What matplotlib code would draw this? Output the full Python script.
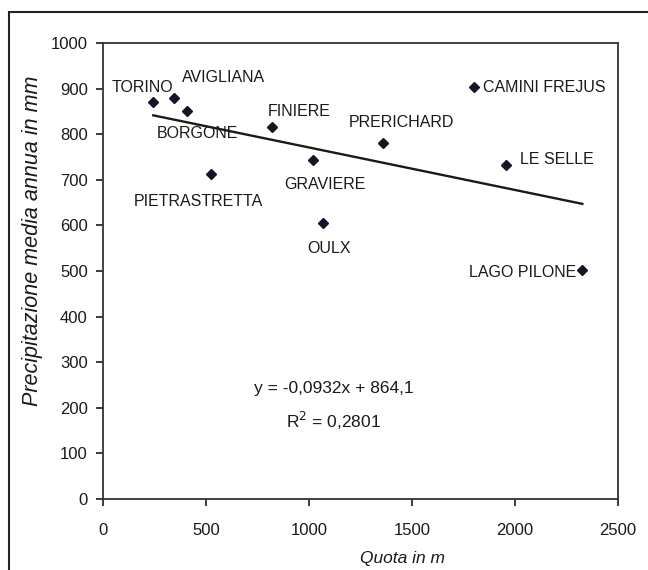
import matplotlib.pyplot as plt
from matplotlib.patches import Rectangle

plt.rcParams['font.family'] = ['Liberation Sans', 'DejaVu Sans']

# stazioni: quota (m) e precipitazione media annua (mm)
stazioni = ['TORINO', 'AVIGLIANA', 'BORGONE', 'PIETRASTRETTA', 'FINIERE', 'GRAVIERE',
            'OULX', 'PRERICHARD', 'CAMINI FREJUS', 'LE SELLE', 'LAGO PILONE']
quota = [244, 345, 406, 523, 819, 1018, 1070, 1361, 1802, 1955, 2327]
precip = [870, 880, 851, 713, 816, 743, 606, 780, 903, 732, 502]

# retta di regressione come riportata nel grafico
pendenza = -0.0932
intercetta = 864.1
r2 = 0.2801

# posizione delle etichette rispetto al punto (pixel), allineamento
offset = [(-11, 15, 'center'), (49, 20, 'center'), (11, -23, 'center'), (-12, -28, 'center'),
          (27, 15, 'center'), (12, -24, 'center'), (6, -26, 'center'), (18, 21, 'center'),
          (9, 0, 'left'), (14, 6, 'left'), (-6, -2, 'right')]

col = '#1a1a1a'
fig = plt.figure(figsize=(6.48, 5.70), dpi=100)
ax = fig.add_axes([103/648, 71/570, 515/648, 456/570])

ax.plot(quota, precip, linestyle='none', marker='D', markersize=5.5, color='#151525')

xr = [min(quota), max(quota)]
ax.plot(xr, [pendenza * v + intercetta for v in xr], color=col, linewidth=1.7)

for nome, xv, yv, (dx, dy, ha) in zip(stazioni, quota, precip, offset):
    ax.annotate(nome, (xv, yv), xytext=(dx, dy), textcoords='offset pixels',
                ha=ha, va='center', fontsize=11.5, color=col)

ax.text(0.448, 0.243, 'y = -0,0932x + 864,1', transform=ax.transAxes,
        ha='center', va='center', fontsize=12.5, color=col)
ax.text(0.448, 0.171, 'R$^2$ = 0,2801', transform=ax.transAxes,
        ha='center', va='center', fontsize=12.5, color=col)

ax.set_xlim(0, 2500)
ax.set_ylim(0, 1000)
ax.set_xticks(range(0, 2501, 500))
ax.set_yticks(range(0, 1001, 100))
ax.tick_params(direction='out', length=5, width=1.2, labelsize=12, colors=col)
ax.tick_params(axis='x', pad=12)
ax.tick_params(axis='y', pad=6)
for s in ax.spines.values():
    s.set_linewidth(1.3)
    s.set_color('#333333')

fig.text(403/648, 1 - 558/570, 'Quota in m', ha='center', va='center',
         fontsize=12.5, style='italic', color=col)
fig.text(33/648, 1 - 241/570, 'Precipitazione media annua in mm', ha='center', va='center',
         rotation=90, fontsize=15.5, style='italic', color=col)

# cornice esterna
fig.patches.append(Rectangle((9/648, -0.05), 1.2, 1 - 12/570 + 0.05, transform=fig.transFigure,
                             fill=False, edgecolor='#222222', linewidth=1.5))

fig.savefig('out.png', dpi=100)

• [The task]:
Repeat the listing above exactly, with no pictures.

• [Exercise solution]:
What matplotlib code would draw this? Output the full Python script.
import matplotlib.pyplot as plt
from matplotlib.patches import Rectangle

plt.rcParams['font.family'] = ['Liberation Sans', 'DejaVu Sans']

# stazioni: quota (m) e precipitazione media annua (mm)
stazioni = ['TORINO', 'AVIGLIANA', 'BORGONE', 'PIETRASTRETTA', 'FINIERE', 'GRAVIERE',
            'OULX', 'PRERICHARD', 'CAMINI FREJUS', 'LE SELLE', 'LAGO PILONE']
quota = [244, 345, 406, 523, 819, 1018, 1070, 1361, 1802, 1955, 2327]
precip = [870, 880, 851, 713, 816, 743, 606, 780, 903, 732, 502]

# retta di regressione come riportata nel grafico
pendenza = -0.0932
intercetta = 864.1
r2 = 0.2801

# posizione delle etichette rispetto al punto (pixel), allineamento
offset = [(-11, 15, 'center'), (49, 20, 'center'), (11, -23, 'center'), (-12, -28, 'center'),
          (27, 15, 'center'), (12, -24, 'center'), (6, -26, 'center'), (18, 21, 'center'),
          (9, 0, 'left'), (14, 6, 'left'), (-6, -2, 'right')]

col = '#1a1a1a'
fig = plt.figure(figsize=(6.48, 5.70), dpi=100)
ax = fig.add_axes([103/648, 71/570, 515/648, 456/570])

ax.plot(quota, precip, linestyle='none', marker='D', markersize=5.5, color='#151525')

xr = [min(quota), max(quota)]
ax.plot(xr, [pendenza * v + intercetta for v in xr], color=col, linewidth=1.7)

for nome, xv, yv, (dx, dy, ha) in zip(stazioni, quota, precip, offset):
    ax.annotate(nome, (xv, yv), xytext=(dx, dy), textcoords='offset pixels',
                ha=ha, va='center', fontsize=11.5, color=col)

ax.text(0.448, 0.243, 'y = -0,0932x + 864,1', transform=ax.transAxes,
        ha='center', va='center', fontsize=12.5, color=col)
ax.text(0.448, 0.171, 'R$^2$ = 0,2801', transform=ax.transAxes,
        ha='center', va='center', fontsize=12.5, color=col)

ax.set_xlim(0, 2500)
ax.set_ylim(0, 1000)
ax.set_xticks(range(0, 2501, 500))
ax.set_yticks(range(0, 1001, 100))
ax.tick_params(direction='out', length=5, width=1.2, labelsize=12, colors=col)
ax.tick_params(axis='x', pad=12)
ax.tick_params(axis='y', pad=6)
for s in ax.spines.values():
    s.set_linewidth(1.3)
    s.set_color('#333333')

fig.text(403/648, 1 - 558/570, 'Quota in m', ha='center', va='center',
         fontsize=12.5, style='italic', color=col)
fig.text(33/648, 1 - 241/570, 'Precipitazione media annua in mm', ha='center', va='center',
         rotation=90, fontsize=15.5, style='italic', color=col)

# cornice esterna
fig.patches.append(Rectangle((9/648, -0.05), 1.2, 1 - 12/570 + 0.05, transform=fig.transFigure,
                             fill=False, edgecolor='#222222', linewidth=1.5))

fig.savefig('out.png', dpi=100)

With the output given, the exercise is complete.